Mililani Trask is a candidate for the board of trustees of the Office of Hawaiian Affairs.

It is highly unlikely that the community is even aware that HECO, responding to pressure from the Public Utilities Commission (PUC), filed a Power Supply Improvement Plan (PSIP) in late August. The PSIP is currently open for public comment.

The Honolulu Star-Advertiser called the plan a “sleep aid” in a small item that told readers how important it was that they weighed in. But is it even credible to expect ordinary ratepayers to do so?

Here is what the PSIP consists of: a plan for Maui (715 pages), Hawaii Electric Light Power Supply Improvement Plan (415 pages), Hawaiian Electric Power Supply Improvement Plan (477 pages), Hawaiian Electric Companies’ Distributed Generation Interconnection Plan Book 1 (515 pages) and Hawaiian Electric Companies’ Distributed Generation Interconnection Plan Book 2 (609 pages.)

HECO greenhouse gases (PF) No text

A HECO power plant.

PF Bentley/Civil Beat

HECO’s Aversion for the Digital Age

HECO is nothing if not consistent. When New Mexico put out an RFP for renewable energy it was 27 pages long and bidders could respond online. When HECO put out an RFP for geothermal energy it was 92 pages long with 11 appendices totaling 468 pages. Bidders had to provide five hard copies of their submissions. Submissions, of necessity, were two to three times the length of the RFP to provide the detail requested. No online option for submission was allowed.

If HECO cannot update its business processes to reflect our digital age, what confidence can we have in them leading Hawaii in the transition to the culture and technology of renewable energy?

I felt compelled to plow my way through the dense forest of the PSIP because I have been advocating for community-centered development of our vast geothermal resources for some years now.
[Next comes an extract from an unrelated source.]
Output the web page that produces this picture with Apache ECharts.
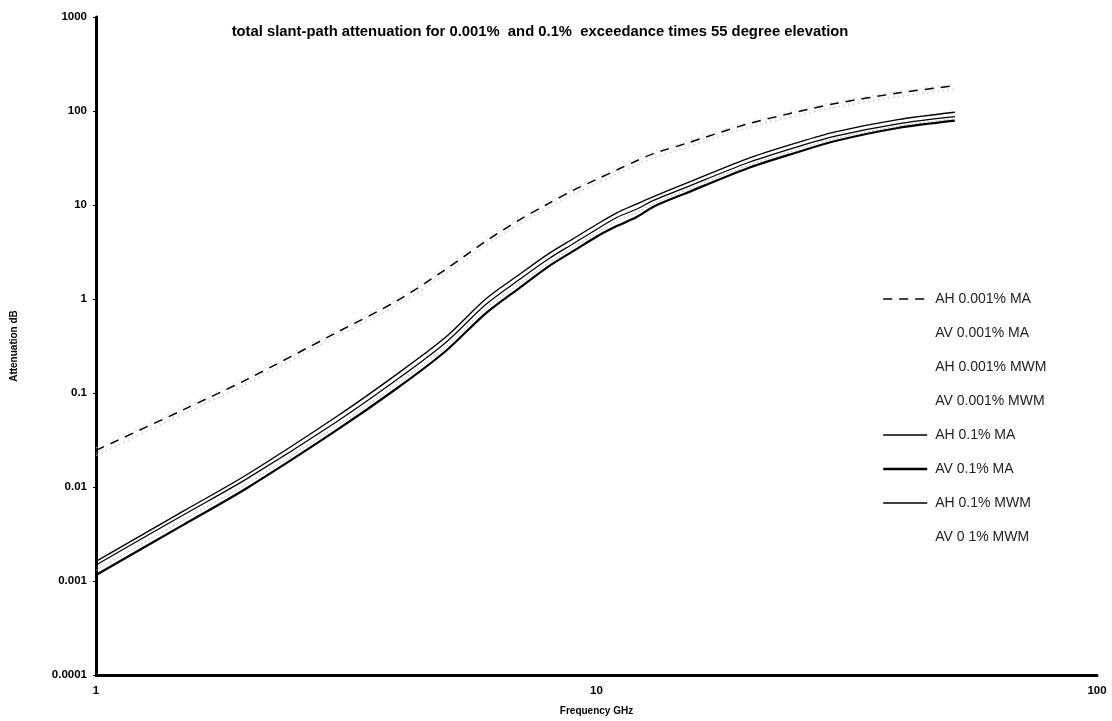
<!DOCTYPE html>
<html>
<head>
<meta charset="utf-8">
<script src="https://cdn.jsdelivr.net/npm/echarts@6/dist/echarts.min.js"></script>
<style>
html,body{margin:0;padding:0;background:#fff;}
#chart{width:1112px;height:721px;}
</style>
</head>
<body>
<div id="chart"></div>
<script>
// Frequency (GHz)
const freqs = [1, 1.5, 2, 3, 4, 5, 6, 7, 8, 9, 10, 11, 12, 13, 15, 20, 25, 30, 40, 52];

// 0.001% exceedance
const ah001MA  = [0.0245, 0.067, 0.139, 0.43, 0.96, 2.07, 4.1, 6.9, 10.3, 14.4, 18.7, 23.7, 29.4, 35.2, 44.7, 72.6, 97, 120, 155, 186];
const av001MA  = [0.0216, 0.060, 0.125, 0.39, 0.86, 1.85, 3.7, 6.2, 9.3, 13.0, 17.0, 21.5, 26.5, 31.8, 40.5, 66, 88, 109, 141, 170];
const ah001MWM = [0.026, 0.071, 0.148, 0.46, 1.02, 2.2, 4.35, 7.3, 10.9, 15.2, 19.8, 25, 31, 37, 47, 76, 101, 125, 161, 192];
const av001MWM = [0.0228, 0.063, 0.130, 0.41, 0.90, 1.95, 3.9, 6.5, 9.8, 13.7, 17.8, 22.5, 28, 33.5, 42.5, 69, 92, 114, 147, 177];

// 0.1% exceedance
const ah01MA   = [0.00162, 0.0056, 0.0135, 0.0545, 0.160, 0.394, 0.995, 1.81, 3.0, 4.4, 6.2, 8.3, 10.2, 12.3, 16.8, 31, 45.5, 60, 81, 97];
const av01MA   = [0.00116, 0.0040, 0.0097, 0.039, 0.113, 0.28, 0.70, 1.30, 2.2, 3.25, 4.6, 6.0, 7.4, 9.6, 13.2, 24.5, 36, 48, 66, 79];
const ah01MWM  = [0.00148, 0.0051, 0.0122, 0.048, 0.140, 0.345, 0.87, 1.6, 2.65, 3.9, 5.5, 7.4, 9.0, 11.2, 15.2, 28, 41, 54, 73, 87];
const av01MWM  = [0.00130, 0.0045, 0.0108, 0.043, 0.125, 0.31, 0.78, 1.43, 2.4, 3.55, 5.0, 6.8, 8.3, 10.3, 14.2, 26, 38.5, 51, 69, 83];

const xTicks = [1, 10, 100];
const yTicks = [0.0001, 0.001, 0.01, 0.1, 1, 10, 100, 1000];

const pair = arr => freqs.map((f, i) => [f, arr[i]]);

const FONT = '"Liberation Sans", Arial, Helvetica, sans-serif';

function mk(name, data, color, width, type, z) {
  return {
    name: name,
    type: 'line',
    data: pair(data),
    symbol: 'none',
    showSymbol: false,
    smooth: 0.3,
    z: z || 2,
    lineStyle: { color: color, width: width, type: type },
    itemStyle: { color: color }
  };
}

const chart = echarts.init(document.getElementById('chart'), null, { renderer: 'canvas' });

const hidden = { lineStyle: { opacity: 0 }, itemStyle: { opacity: 0 } };

chart.setOption({
  animation: false,
  backgroundColor: '#ffffff',
  title: {
    text: 'total slant-path attenuation for 0.001%  and 0.1%  exceedance times 55 degree elevation',
    left: 535,
    textAlign: 'center',
    top: 19,
    textStyle: { fontFamily: FONT, fontWeight: 'bold', fontSize: 14.8, color: '#000' }
  },
  legend: {
    orient: 'vertical',
    left: 882,
    top: 292,
    padding: 0,
    itemWidth: 44,
    itemHeight: 14,
    itemGap: 20,
    itemStyle: { opacity: 0 },
    textStyle: { fontFamily: FONT, fontSize: 14, color: '#222', padding: [0, 0, 0, 3] },
    data: [
      { name: 'AH 0.001% MA', lineStyle: { width: 1.6 } },
      Object.assign({ name: 'AV 0.001% MA' }, hidden),
      Object.assign({ name: 'AH 0.001% MWM' }, hidden),
      Object.assign({ name: 'AV 0.001% MWM' }, hidden),
      { name: 'AH 0.1% MA', lineStyle: { width: 1.5 } },
      { name: 'AV 0.1% MA', lineStyle: { width: 2.4 } },
      { name: 'AH 0.1% MWM', lineStyle: { width: 1.6 } },
      Object.assign({ name: 'AV 0 1% MWM' }, hidden)
    ]
  },
  grid: { left: 96, right: 15, top: 17, bottom: 44, containLabel: false },
  xAxis: {
    type: 'log',
    logBase: 10,
    min: 1,
    max: 100,
    name: 'Frequency GHz',
    nameLocation: 'middle',
    nameGap: 31,
    nameTextStyle: { fontFamily: FONT, fontWeight: 'bold', fontSize: 10, color: '#000' },
    axisLine: { show: true, lineStyle: { color: '#000', width: 3 } },
    axisTick: { show: false },
    minorTick: { show: false },
    splitLine: { show: false },
    axisLabel: {
      fontFamily: FONT, fontWeight: 'bold', fontSize: 11.5, color: '#000', margin: 10,
      formatter: v => (xTicks.indexOf(v) >= 0 ? String(v) : '')
    }
  },
  yAxis: {
    type: 'log',
    logBase: 10,
    min: 0.0001,
    max: 1000,
    name: 'Attenuation dB',
    nameLocation: 'middle',
    nameGap: 77,
    nameRotate: 90,
    nameTextStyle: { fontFamily: FONT, fontWeight: 'bold', fontSize: 10, color: '#000' },
    axisLine: { show: true, lineStyle: { color: '#000', width: 3 } },
    axisTick: { show: true, length: 3, lineStyle: { color: '#000', width: 1 } },
    splitLine: { show: false },
    axisLabel: {
      fontFamily: FONT, fontWeight: 'bold', fontSize: 11.5, color: '#000', margin: 9,
      formatter: v => {
        const i = yTicks.findIndex(t => Math.abs(Math.log10(t) - Math.log10(v)) < 1e-6);
        return i >= 0 ? String(yTicks[i]) : '';
      }
    }
  },
  series: [
    mk('AH 0.001% MA', ah001MA, '#000', 1.5, [9, 7], 5),
    mk('AV 0.001% MA', av001MA, '#c8c8c8', 1, [2, 3], 1),
    mk('AH 0.001% MWM', ah001MWM, '#d6d6d6', 1, [2, 4], 1),
    mk('AV 0.001% MWM', av001MWM, '#d0d0d0', 1, [1, 4], 1),
    mk('AH 0.1% MA', ah01MA, '#000', 1.4, 'solid', 4),
    mk('AV 0.1% MA', av01MA, '#000', 2.2, 'solid', 4),
    mk('AH 0.1% MWM', ah01MWM, '#000', 1.2, 'solid', 3),
    mk('AV 0 1% MWM', av01MWM, '#b8b8b8', 1, [2, 2], 2)
  ]
});
</script>
</body>
</html>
I have been following the issue of Hawaii’s dangerous dependence on imported fossil fuels — a habit that costs us $7 billion annually.

Imagine what that money could do if it remained in the state to help struggling farmers, stimulate small businesses, address our failing public schools, tackle homelessness and the other challenges we face daily in a place that is Paradise — for some.

My effort at scrutinizing the PSIP left me with tired eyes and dashed hopes.

Where are the specifics to which we can hold HECO accountable?

Where is the timetable with specific dates for the retirement of dinosaur grids?

Where is the commitment to developing renewable energy on at least some of the 1.5 million acres of public land?

Where is the road map that everyone can understand showing specific actions that will lead us to renewable energy self-sufficiency?

Hawaii Can’t Do What Burlington, Vermont Did?

Vermont’s largest town, Burlington has just announced that it will generate 100 percent of its electricity from renewable energy sources. We are told that Burlington’s achievement came about as a result of the state’s active commitment and “a decade of planning.”

But decades of discussion with our monopoly utility have not moved us off our fossil fuel habit — and there is no sign they really want to.

Instead, in these islands where we have daily sun, wind, ocean and geothermal energy in abundance, HECO declares, almost unbelievably, “Renewable energy, while increasingly cost effective, can replace much, but not all of the fossil-fuel based generation because of its intermittent nature.”

If there is no will, there will be no way.

HECO’s PSIP does not reflect a will to transform our state of fossil fuel dependence to energy independence built firmly on our rich mix of renewable resources. The obstacles placed in the way of ready public understanding of the PSIP speaks to HECO’s way of doing business. The PSIP attests to HECO’s lack of interest in really communicating with the customers and policy-makers who have kept them in business since the entity first came into existence under the auspices of the Kingdom of Hawaii. It’s no mean feat that even while the Kingdom was taken over, Hawaiian Electric survived, and thrives. The people of Hawaii are literally the poorer for it.